# SET EXERCISE:
Can you write out all the lines word for word, with no pictures?

# DATA BLOCK:
☆ ☆ ☆ ☆ ☆

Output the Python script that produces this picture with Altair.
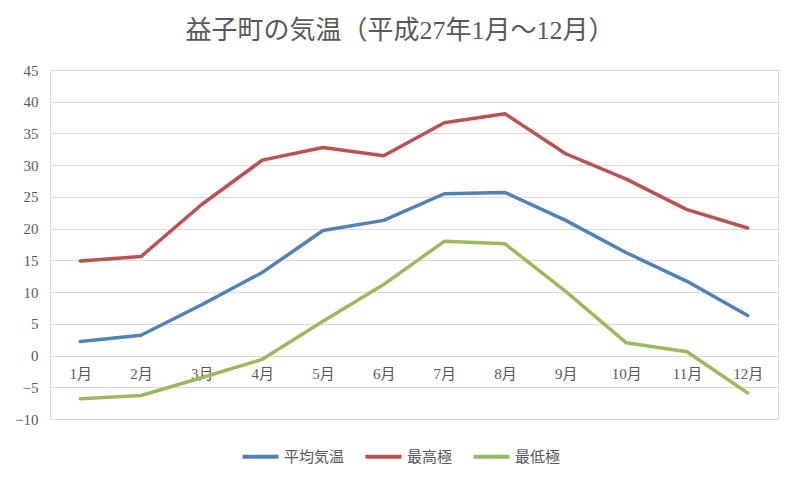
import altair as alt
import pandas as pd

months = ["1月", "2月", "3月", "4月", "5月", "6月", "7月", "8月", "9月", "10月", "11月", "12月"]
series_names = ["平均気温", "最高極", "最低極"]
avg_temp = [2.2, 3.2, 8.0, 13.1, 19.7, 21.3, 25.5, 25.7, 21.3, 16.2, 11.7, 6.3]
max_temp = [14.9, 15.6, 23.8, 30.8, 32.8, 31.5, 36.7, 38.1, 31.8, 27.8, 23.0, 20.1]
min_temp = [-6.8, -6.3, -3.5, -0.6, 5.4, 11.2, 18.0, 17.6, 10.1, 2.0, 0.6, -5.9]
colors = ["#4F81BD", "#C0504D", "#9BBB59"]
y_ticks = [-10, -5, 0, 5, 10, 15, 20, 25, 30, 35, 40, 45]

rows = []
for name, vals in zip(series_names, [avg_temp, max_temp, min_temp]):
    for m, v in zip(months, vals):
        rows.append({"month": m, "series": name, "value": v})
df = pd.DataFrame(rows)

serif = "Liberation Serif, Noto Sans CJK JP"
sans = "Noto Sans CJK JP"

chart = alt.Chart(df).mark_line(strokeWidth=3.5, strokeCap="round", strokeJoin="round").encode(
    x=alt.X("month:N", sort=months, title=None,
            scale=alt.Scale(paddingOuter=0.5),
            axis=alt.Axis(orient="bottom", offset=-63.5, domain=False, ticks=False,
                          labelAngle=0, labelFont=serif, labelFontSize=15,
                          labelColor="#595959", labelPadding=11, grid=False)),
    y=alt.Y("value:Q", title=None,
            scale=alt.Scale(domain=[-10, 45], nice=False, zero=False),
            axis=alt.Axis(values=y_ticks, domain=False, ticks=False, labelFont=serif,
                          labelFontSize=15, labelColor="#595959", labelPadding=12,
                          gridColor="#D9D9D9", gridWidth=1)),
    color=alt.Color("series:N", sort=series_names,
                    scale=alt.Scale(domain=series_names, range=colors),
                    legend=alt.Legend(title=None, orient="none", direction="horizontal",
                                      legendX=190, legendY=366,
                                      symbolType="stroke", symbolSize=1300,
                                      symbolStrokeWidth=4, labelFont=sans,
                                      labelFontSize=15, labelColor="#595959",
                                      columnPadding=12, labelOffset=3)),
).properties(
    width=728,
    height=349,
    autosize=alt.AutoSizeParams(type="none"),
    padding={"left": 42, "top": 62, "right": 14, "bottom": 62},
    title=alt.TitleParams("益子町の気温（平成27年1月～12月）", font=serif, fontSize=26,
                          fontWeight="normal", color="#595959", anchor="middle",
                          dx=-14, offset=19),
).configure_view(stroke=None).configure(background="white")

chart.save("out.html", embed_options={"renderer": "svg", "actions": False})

☆ ☆ ☆ ☆ ☆

# ANSWER:
Output the Python script that produces this picture with Altair.
import altair as alt
import pandas as pd

months = ["1月", "2月", "3月", "4月", "5月", "6月", "7月", "8月", "9月", "10月", "11月", "12月"]
series_names = ["平均気温", "最高極", "最低極"]
avg_temp = [2.2, 3.2, 8.0, 13.1, 19.7, 21.3, 25.5, 25.7, 21.3, 16.2, 11.7, 6.3]
max_temp = [14.9, 15.6, 23.8, 30.8, 32.8, 31.5, 36.7, 38.1, 31.8, 27.8, 23.0, 20.1]
min_temp = [-6.8, -6.3, -3.5, -0.6, 5.4, 11.2, 18.0, 17.6, 10.1, 2.0, 0.6, -5.9]
colors = ["#4F81BD", "#C0504D", "#9BBB59"]
y_ticks = [-10, -5, 0, 5, 10, 15, 20, 25, 30, 35, 40, 45]

rows = []
for name, vals in zip(series_names, [avg_temp, max_temp, min_temp]):
    for m, v in zip(months, vals):
        rows.append({"month": m, "series": name, "value": v})
df = pd.DataFrame(rows)

serif = "Liberation Serif, Noto Sans CJK JP"
sans = "Noto Sans CJK JP"

chart = alt.Chart(df).mark_line(strokeWidth=3.5, strokeCap="round", strokeJoin="round").encode(
    x=alt.X("month:N", sort=months, title=None,
            scale=alt.Scale(paddingOuter=0.5),
            axis=alt.Axis(orient="bottom", offset=-63.5, domain=False, ticks=False,
                          labelAngle=0, labelFont=serif, labelFontSize=15,
                          labelColor="#595959", labelPadding=11, grid=False)),
    y=alt.Y("value:Q", title=None,
            scale=alt.Scale(domain=[-10, 45], nice=False, zero=False),
            axis=alt.Axis(values=y_ticks, domain=False, ticks=False, labelFont=serif,
                          labelFontSize=15, labelColor="#595959", labelPadding=12,
                          gridColor="#D9D9D9", gridWidth=1)),
    color=alt.Color("series:N", sort=series_names,
                    scale=alt.Scale(domain=series_names, range=colors),
                    legend=alt.Legend(title=None, orient="none", direction="horizontal",
                                      legendX=190, legendY=366,
                                      symbolType="stroke", symbolSize=1300,
                                      symbolStrokeWidth=4, labelFont=sans,
                                      labelFontSize=15, labelColor="#595959",
                                      columnPadding=12, labelOffset=3)),
).properties(
    width=728,
    height=349,
    autosize=alt.AutoSizeParams(type="none"),
    padding={"left": 42, "top": 62, "right": 14, "bottom": 62},
    title=alt.TitleParams("益子町の気温（平成27年1月～12月）", font=serif, fontSize=26,
                          fontWeight="normal", color="#595959", anchor="middle",
                          dx=-14, offset=19),
).configure_view(stroke=None).configure(background="white")

chart.save("out.html", embed_options={"renderer": "svg", "actions": False})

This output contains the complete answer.